With heavy oil already washing into fragile marshlands and wildlife refuges in Louisiana and threatening the livelihoods of Gulf coast residents, the U.S. government is pushing BP to try to contain or seal the leak as soon as possible.

President Barack Obama has called it an unprecedented environmental catastrophe for the United States.

"We will keep our boot on their neck until the job gets done," U.S. Interior Secretary Ken Salazar told reporters after touring affected areas of the Gulf coast with Homeland Security Secretary Janet Napolitano and a group of U.S. senators.

"This is a BP mess, it is a horrible mess and it is a massive environmental mess," Mr. Salazar said, adding that BP was legally responsible for halting the spreading spill, cleaning up its effects and paying for resulting economic damages.

CRIMINAL INQUIRY?

Mr. Salazar said an ongoing investigation by U.S. authorities would hold the company accountable "both civilly and in whatever way is necessary," appearing to leave open the possibility of a criminal inquiry.

The interior secretary warned BP on Sunday it would be removed from efforts to seal the well if it was not seen as doing enough, although officials acknowledged only the company and the oil industry has the know-how to stop the spill.

"I don't know of anything else we could do, but if the government felt there were other things to do, it is clearly within their power to do that," BP chief operations officer Doug Suttles told reporters on Monday.

The Obama administration's response chief for the disaster, Admiral Thad Allen of the Coast Guard, also appeared to take issue with Mr. Salazar's hard line, saying BP was exhausting every "technical means possible" to deal with the leak.

"To push BP out of the way would raise the question of 'replace them with what?'" Mr. Allen told a White House news conference.

OBAMA'S FATE

The oil spill is a political hot potato for the Obama administration ahead of a November election that is widely expected to erode Democrats' control of the U.S. Congress. Analysts warn that voters may punish Democrats regardless of who is ultimately deemed responsible for the mess.

The latest CNN/Opinion Research Corporation poll found that 51 per cent of Americans were unhappy with Mr. Obama's handling of the spill. The poll was based on telephone interviews with just over 1,000 people between May 21-23.

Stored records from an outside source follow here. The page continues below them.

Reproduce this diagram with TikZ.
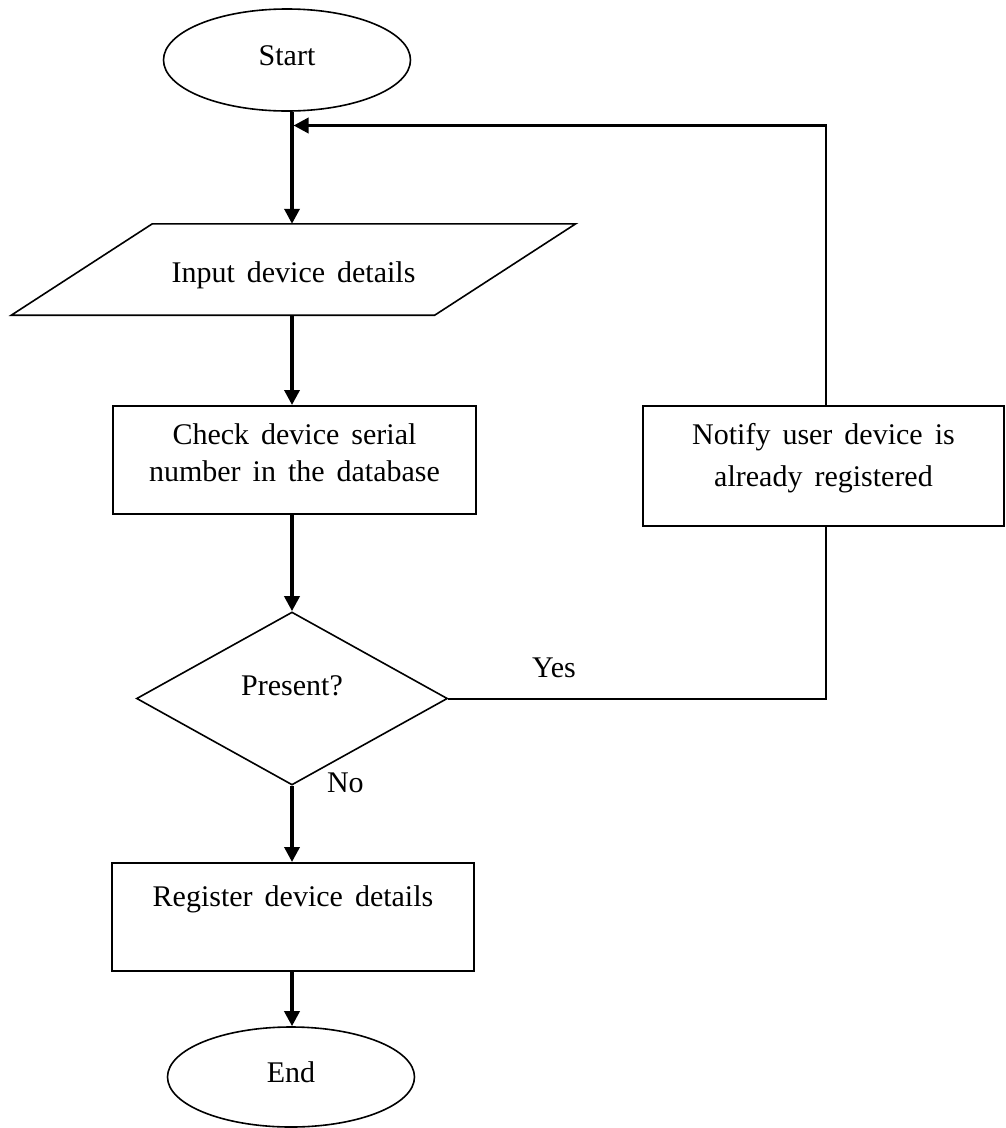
\documentclass[tikz,border=0pt]{standalone}
\usepackage{fontspec}
\setmainfont{Liberation Serif}
\usetikzlibrary{shapes.geometric,arrows.meta}
\newcommand\mywidesp{\spaceskip=12pt plus 2pt minus 2pt\relax}
\begin{document}
\begin{tikzpicture}[x=1pt,y=-1pt,
  every node/.style={font=\fontsize{30}{37}\selectfont\mywidesp},
  outline/.style={draw, line width=1.6pt},
  terminal/.style={outline, ellipse, minimum width=247pt, minimum height=102pt, inner sep=0pt, text height=20pt, text depth=10pt},
  procbox/.style={draw, line width=2pt, rectangle, inner sep=0pt},
  decision/.style={outline, diamond, minimum width=311pt, minimum height=173pt, inner sep=0pt, text height=21pt, text depth=28pt},
  flow/.style={line width=3.5pt, -{Triangle[length=15pt,width=15pt]}},
  loopline/.style={line width=2pt},
]
\useasboundingbox (0,0) rectangle (1005,1128);
\coordinate (axis) at (292,0);
\coordinate (loopx) at (826,0);
\coordinate (looptop) at (826,125.5);

\node[terminal] (start) at (287,60) {Start};

\node[minimum width=423pt, minimum height=91pt, inner sep=0pt, text height=28pt, text depth=3pt] (inp) at (293.5,269.5) {Input device details};
\draw[outline, line join=miter] ([xshift=70.5pt]inp.north west) -- ([xshift=70.5pt]inp.north east) -- ([xshift=-70.5pt]inp.south east) -- ([xshift=-70.5pt]inp.south west) -- cycle;

\node[procbox] (chk) at (294.5,460) {\parbox[c][108pt][t]{363pt}{\centering\vspace*{18pt}Check device serial\\number in the database}};

\node[decision] (dia) at (292,698.5) {Present?};

\node[procbox] (notify) at (823.5,466) {\parbox[c][120pt][t]{361pt}{\centering\fontsize{30}{42}\selectfont\vspace*{17pt}Notify user device is\\already registered}};

\node[procbox] (reg) at (293,917) {\parbox[c][108pt][t]{362pt}{\centering\vspace*{23pt}Register device details}};

\node[terminal, minimum height=100pt] (end) at (291,1077) {End};

% main flow
\draw[flow] (start.south -| axis) -- (inp.north -| axis);
\draw[flow] (inp.south -| axis) -- (chk.north -| axis);
\draw[flow] (chk.south -| axis) -- (dia.north -| axis);
\draw[flow] (dia.south -| axis) -- node[pos=0.09, anchor=base west, xshift=30pt] {No} (reg.north -| axis);
\draw[flow] (reg.south -| axis) -- (end.north -| axis);

% loop back
\draw[loopline] (dia.east) -- node[pos=0.28, anchor=base, yshift=21pt] {Yes} (dia.east -| loopx) -- (loopx |- notify.south);
\draw[loopline] (loopx |- notify.north) -- (looptop);
\draw[flow, shorten >=1.5pt] ([xshift=1pt]looptop) -- (looptop -| axis);
\end{tikzpicture}
\end{document}
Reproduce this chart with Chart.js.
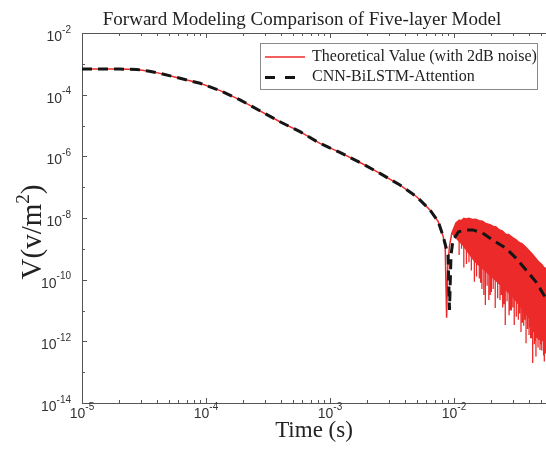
<!DOCTYPE html>
<html><head><meta charset="utf-8">
<script src="https://cdn.jsdelivr.net/npm/chart.js@4.4.0/dist/chart.umd.min.js"></script>
<style>html,body{margin:0;padding:0;background:#fff}#wrap{width:546px;height:451px;position:relative}</style>
</head><body><div id="wrap"><canvas id="c" width="546" height="451"></canvas></div>
<script>
// ---------- text ----------
const titleText = 'Forward Modeling Comparison of Five-layer Model';
const xTitle = 'Time (s)';
const yTitleParts = ['V(v/m', '2', ')'];   // "V(v/m" + superscript "2" + ")"
const seriesNames = ['Theoretical Value (with 2dB noise)', 'CNN-BiLSTM-Attention'];

// ---------- tick labels ----------
const xTickValues = [1e-5, 1e-4, 1e-3, 1e-2];
const xTickExponents = ['-5', '-4', '-3', '-2'];
const yTickValues = [1e-2, 1e-4, 1e-6, 1e-8, 1e-10, 1e-12, 1e-14];
const yTickExponents = ['-2', '-4', '-6', '-8', '-10', '-12', '-14'];

// ---------- theoretical (red): smooth part, dip, then the ragged upper edge of the noisy part ----------
const theoryTime = [1e-5, 1.5e-5, 2e-5, 2.76e-5, 3.5e-5, 4.26e-5, 5.8e-5, 8.96e-5, 1.3e-4, 1.88e-4, 2.72e-4, 3.95e-4, 5.73e-4, 8.3e-4, 1.2e-3, 1.75e-3, 2.53e-3, 3.67e-3, 5.0e-3, 6.4e-3, 7.46e-3, 8.2e-3, 8.5e-3, 8.72e-3, 8.9e-3, 9.2e-3, 9.6e-3,
  1.037e-2, 1.1e-2, 1.15e-2, 1.2e-2, 1.25e-2, 1.32e-2, 1.4e-2, 1.5e-2, 1.59e-2, 1.7e-2, 1.8e-2, 1.95e-2, 2.05e-2, 2.18e-2, 2.3e-2, 2.45e-2, 2.6e-2, 2.75e-2, 2.97e-2, 3.15e-2, 3.35e-2, 3.55e-2, 3.81e-2, 4.05e-2, 4.3e-2, 4.55e-2, 4.84e-2, 5.1e-2, 5.3e-2, 5.52e-2];
const theoryValue = [6.8e-4, 6.8e-4, 6.75e-4, 6.6e-4, 5.75e-4, 4.9e-4, 3.63e-4, 2.34e-4, 1.35e-4, 6.8e-5, 3.0e-5, 1.32e-5, 6.3e-6, 2.63e-6, 1.35e-6, 6.3e-7, 2.8e-7, 1.17e-7, 4.9e-8, 1.82e-8, 7.6e-9, 2.45e-9, 1.0e-9, 5.8e-12, 2.5e-10, 1.26e-9, 3.2e-9,
  6.9e-9, 8.5e-9, 8.3e-9, 9.8e-9, 9.3e-9, 9.8e-9, 8.9e-9, 9.1e-9, 8.2e-9, 7.8e-9, 6.6e-9, 6.1e-9, 5.4e-9, 5.1e-9, 4.2e-9, 3.8e-9, 3.0e-9, 2.9e-9, 2.3e-9, 2.0e-9, 1.6e-9, 1.45e-9, 1.1e-9, 8.5e-10, 6.5e-10, 5.0e-10, 3.7e-10, 3.1e-10, 2.5e-10, 2.3e-10];

// ---------- lower edge of the dense noise band ----------
const bandTime = [9.6e-3, 1.037e-2, 1.175e-2, 1.476e-2, 1.81e-2, 2.35e-2, 2.97e-2, 3.58e-2, 4.31e-2, 5.19e-2, 5.52e-2];
const bandLow = [3.2e-9, 2.2e-9, 1.3e-9, 3.7e-10, 1.8e-10, 6.8e-11, 2.75e-11, 1.05e-11, 3.9e-12, 1.86e-12, 1.3e-12];

// ---------- downward noise spikes (time, start inside band, lowest value) ----------
const spikeTime = [1.1e-2, 1.15e-2, 1.2e-2, 1.26e-2, 1.32e-2, 1.38e-2, 1.46e-2, 1.52e-2, 1.6e-2, 1.64e-2, 1.68e-2, 1.74e-2, 1.79e-2, 1.85e-2, 1.91e-2, 1.96e-2, 2.0e-2, 2.07e-2, 2.15e-2, 2.25e-2, 2.35e-2, 2.41e-2, 2.47e-2, 2.53e-2, 2.59e-2, 2.68e-2, 2.78e-2, 2.84e-2, 2.9e-2, 2.98e-2, 3.06e-2, 3.18e-2, 3.3e-2, 3.38e-2, 3.47e-2, 3.56e-2, 3.65e-2, 3.73e-2, 3.81e-2, 3.92e-2, 4.03e-2, 4.09e-2, 4.15e-2, 4.23e-2, 4.31e-2, 4.38e-2, 4.45e-2, 4.52e-2, 4.58e-2, 4.66e-2, 4.76e-2, 4.86e-2, 4.94e-2, 5.02e-2, 5.1e-2, 5.2e-2, 5.28e-2, 5.35e-2, 5.4e-2, 5.45e-2, 5.5e-2];
const spikeTop = [3.5e-9, 3e-9, 2.5e-9, 2e-9, 1.4e-9, 1.1e-9, 8e-10, 6.5e-10, 5.6e-10, 5e-10, 4.7e-10, 4e-10, 3.7e-10, 3.3e-10, 3e-10, 2.7e-10, 2.5e-10, 2.2e-10, 2e-10, 1.7e-10, 1.35e-10, 1.2e-10, 1.1e-10, 1e-10, 9.5e-11, 8.3e-11, 7.2e-11, 6.6e-11, 6e-11, 5.3e-11, 4.8e-11, 4e-11, 3.2e-11, 2.8e-11, 2.5e-11, 2.2e-11, 1.9e-11, 1.7e-11, 1.5e-11, 1.3e-11, 1.1e-11, 1e-11, 9.5e-12, 8.7e-12, 7.8e-12, 7.2e-12, 6.8e-12, 6.4e-12, 6e-12, 5.5e-12, 5e-12, 4.7e-12, 4.5e-12, 4.2e-12, 4e-12, 3.6e-12, 3.4e-12, 3.2e-12, 3e-12, 2.8e-12, 2.7e-12];
const spikeLow = [6.3e-10, 1e-9, 2.5e-10, 3.2e-10, 3.7e-10, 2e-10, 8.5e-11, 1.26e-10, 1.1e-10, 8e-11, 5e-11, 3.2e-11, 1.5e-11, 6.3e-11, 2.2e-11, 3.2e-11, 4e-11, 5e-11, 1.2e-11, 2.5e-11, 2.2e-11, 3.2e-11, 1.26e-11, 1.6e-11, 3.4e-12, 2e-11, 7e-12, 1e-11, 1e-11, 1.26e-11, 3.4e-12, 6.3e-12, 5e-12, 8e-12, 2e-12, 4e-12, 3.2e-12, 5e-12, 8.7e-13, 2.5e-12, 1.6e-12, 2.8e-12, 1.26e-12, 1.26e-12, 2e-13, 2e-12, 8e-13, 1e-12, 3.2e-13, 1.26e-12, 6.3e-13, 1.1e-12, 5.2e-13, 8e-13, 5e-13, 1e-12, 3.5e-13, 2.2e-13, 8e-13, 4e-13, 5e-13];

// ---------- CNN-BiLSTM-Attention (black dashed) ----------
const cnnTime = [1e-5, 1.5e-5, 2e-5, 2.76e-5, 3.5e-5, 4.26e-5, 5.8e-5, 8.96e-5, 1.3e-4, 1.88e-4, 2.72e-4, 3.95e-4, 5.73e-4, 8.3e-4, 1.2e-3, 1.75e-3, 2.53e-3, 3.67e-3, 5.0e-3, 6.4e-3, 7.46e-3, 8.2e-3, 8.95e-3, 9.2e-3, 9.46e-3, 9.82e-3, 1.087e-2, 1.25e-2, 1.415e-2, 1.7e-2, 2.05e-2, 2.62e-2, 3.16e-2, 3.81e-2, 4.58e-2, 5.19e-2, 5.52e-2];
const cnnValue = [6.8e-4, 6.8e-4, 6.75e-4, 6.6e-4, 5.75e-4, 4.9e-4, 3.63e-4, 2.34e-4, 1.35e-4, 6.8e-5, 3.0e-5, 1.32e-5, 6.3e-6, 2.63e-6, 1.35e-6, 6.3e-7, 2.8e-7, 1.17e-7, 4.9e-8, 1.82e-8, 7.6e-9, 2.45e-9, 6.3e-10, 1.05e-11, 6.3e-10, 1.95e-9, 3.55e-9, 4.1e-9, 4.1e-9, 3.25e-9, 1.95e-9, 1.05e-9, 5e-10, 2.05e-10, 8.5e-11, 3.7e-11, 2.5e-11];

// ---------- styles ----------
const RED = '#ec2a2a';
const BLACK = '#151515';
const AXIS = '#555555';
const LABEL = '#333333';
const SERIF = '"Liberation Serif", "Times New Roman", serif';
const SANS = '"Liberation Sans", Arial, sans-serif';

const toPts = (ts, vs) => ts.map((t, i) => ({x: t, y: vs[i]}));
const spikePts = [];
spikeTime.forEach((t, i) => { spikePts.push({x: t, y: spikeTop[i]}, {x: t, y: spikeLow[i]}, {x: t, y: null}); });

const decor = {
  id: 'decor',
  afterDraw(chart) {
    const ctx = chart.ctx, xs = chart.scales.x, ys = chart.scales.y, a = chart.chartArea;
    ctx.save();
    // top border
    ctx.strokeStyle = AXIS; ctx.lineWidth = 1;
    ctx.beginPath(); ctx.moveTo(a.left, Math.round(a.top) + 0.5); ctx.lineTo(a.right, Math.round(a.top) + 0.5); ctx.stroke();
    // x ticks (inward, bottom + top)
    for (let k = -5; k <= -2; k++) {
      for (let m = 1; m <= 9; m++) {
        const v = m * Math.pow(10, k);
        if (v < xs.min || v > xs.max) continue;
        const px = Math.round(xs.getPixelForValue(v)) + 0.5;
        const len = m === 1 ? 5 : 3;
        ctx.beginPath();
        ctx.moveTo(px, a.bottom); ctx.lineTo(px, a.bottom - len);
        ctx.moveTo(px, a.top); ctx.lineTo(px, a.top + len);
        ctx.stroke();
      }
    }
    // y ticks (inward)
    for (let k = -14; k <= -2; k++) {
      const py = Math.round(ys.getPixelForValue(Math.pow(10, k))) + 0.5;
      const len = (k % 2 === 0) ? 5 : 3;
      ctx.beginPath(); ctx.moveTo(a.left, py); ctx.lineTo(a.left + len, py); ctx.stroke();
    }
    // tick labels
    ctx.fillStyle = LABEL;
    ctx.textBaseline = 'middle';
    ctx.textAlign = 'left';
    const baseFont = '14px ' + SANS;
    const expFont = '10px ' + SANS;
    yTickValues.forEach((v, i) => {
      const py = ys.getPixelForValue(v);
      ctx.font = expFont; const ew = ctx.measureText(yTickExponents[i]).width;
      ctx.font = baseFont; const bw = ctx.measureText('10').width;
      const right = 71;
      ctx.font = baseFont; ctx.fillText('10', right - ew - bw, py + 4);
      ctx.font = expFont; ctx.fillText(yTickExponents[i], right - ew, py - 3);
    });
    xTickValues.forEach((v, i) => {
      const px = xs.getPixelForValue(v);
      ctx.font = expFont; const ew = ctx.measureText(xTickExponents[i]).width;
      ctx.font = baseFont; const bw = ctx.measureText('10').width;
      const left = px - (bw + ew) / 2;
      ctx.font = baseFont; ctx.fillText('10', left, 414);
      ctx.font = expFont; ctx.fillText(xTickExponents[i], left + bw, 407);
    });
    // title
    ctx.fillStyle = '#222';
    ctx.font = '19px ' + SERIF;
    ctx.textAlign = 'center'; ctx.textBaseline = 'alphabetic';
    ctx.fillText(titleText, 302, 25);
    // y axis title (rotated, with superscript)
    ctx.save();
    ctx.translate(41, 232);
    ctx.rotate(-Math.PI / 2);
    ctx.textAlign = 'left'; ctx.textBaseline = 'alphabetic';
    const bigF = '29px ' + SERIF, supF = '19px ' + SERIF;
    ctx.font = bigF; const w0 = ctx.measureText(yTitleParts[0]).width, w2 = ctx.measureText(yTitleParts[2]).width;
    ctx.font = supF; const w1 = ctx.measureText(yTitleParts[1]).width;
    let sx = -(w0 + w1 + w2) / 2;
    ctx.font = bigF; ctx.fillText(yTitleParts[0], sx, 0); sx += w0;
    ctx.font = supF; ctx.fillText(yTitleParts[1], sx, -12); sx += w1;
    ctx.font = bigF; ctx.fillText(yTitleParts[2], sx, 0);
    ctx.restore();
    // legend
    const lx = 260, ly = 43, lw = 277, lh = 46;
    ctx.fillStyle = '#fff'; ctx.fillRect(lx, ly, lw, lh);
    ctx.strokeStyle = '#8a8a8a'; ctx.lineWidth = 1;
    ctx.strokeRect(lx + 0.5, ly + 0.5, lw, lh);
    const ds = chart.data.datasets;
    ctx.lineWidth = ds[0].borderWidth; ctx.strokeStyle = ds[0].borderColor; ctx.setLineDash([]);
    ctx.beginPath(); ctx.moveTo(265, 57); ctx.lineTo(305, 57); ctx.stroke();
    ctx.lineWidth = ds[3].borderWidth; ctx.strokeStyle = ds[3].borderColor; ctx.setLineDash([10, 10]);
    ctx.beginPath(); ctx.moveTo(265, 77.5); ctx.lineTo(300, 77.5); ctx.stroke();
    ctx.setLineDash([]);
    ctx.fillStyle = '#222'; ctx.textAlign = 'left'; ctx.textBaseline = 'middle';
    ctx.font = '16px ' + SERIF;
    ctx.fillText(ds[0].label, 312, 57);
    ctx.fillText(ds[3].label, 312, 77);
    ctx.restore();
  }
};

new Chart(document.getElementById('c'), {
  type: 'line',
  data: {
    datasets: [
      {label: seriesNames[0], data: toPts(theoryTime, theoryValue), borderColor: RED, backgroundColor: RED, borderWidth: 1.5, pointRadius: 0, fill: false, tension: 0, order: 2},
      {label: 'band', data: toPts(bandTime, bandLow), borderColor: RED, backgroundColor: RED, borderWidth: 1, pointRadius: 0, fill: '-1', tension: 0, order: 2},
      {label: 'spikes', data: spikePts, borderColor: RED, borderWidth: 1.3, pointRadius: 0, fill: false, spanGaps: false, tension: 0, order: 2},
      {label: seriesNames[1], data: toPts(cnnTime, cnnValue), borderColor: BLACK, borderWidth: 3, borderDash: [10, 6], pointRadius: 0, fill: false, tension: 0, order: 0}
    ]
  },
  options: {
    responsive: false, animation: false, devicePixelRatio: 1,
    layout: {padding: {top: 33, right: 0, left: 0, bottom: 0}},
    plugins: {legend: {display: false}, title: {display: false}, tooltip: {enabled: false}},
    scales: {
      x: {type: 'logarithmic', min: 1e-5, max: 0.0552,
          grid: {display: false}, border: {display: true, color: AXIS, width: 1},
          ticks: {display: false},
          title: {display: true, text: xTitle, color: '#222', font: {family: SERIF, size: 23}, padding: {top: 0, bottom: 6}},
          afterFit(s) { s.height = 48; }},
      y: {type: 'logarithmic', min: 1e-14, max: 1e-2,
          grid: {display: false}, border: {display: true, color: AXIS, width: 1},
          ticks: {display: false},
          title: {display: false},
          afterFit(s) { s.width = 82; }}
    }
  },
  plugins: [decor]
});
</script></body></html>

The disaster also has raised questions about Mr. Obama's earlier proposal to expand offshore drilling as part of a strategy to win Republican support for climate change legislation.

A report on the BP Gulf oil disaster that will influence whether the Interior Department resumes issuing offshore drilling permits will be sent to Mr. Obama on Thursday, the White House said on Monday.

The White House has repeatedly said it is the energy giant's responsibility to clean up the spill, but with public anger over BP's handling of the crisis intensifying, there have been calls for the Obama administration to take charge.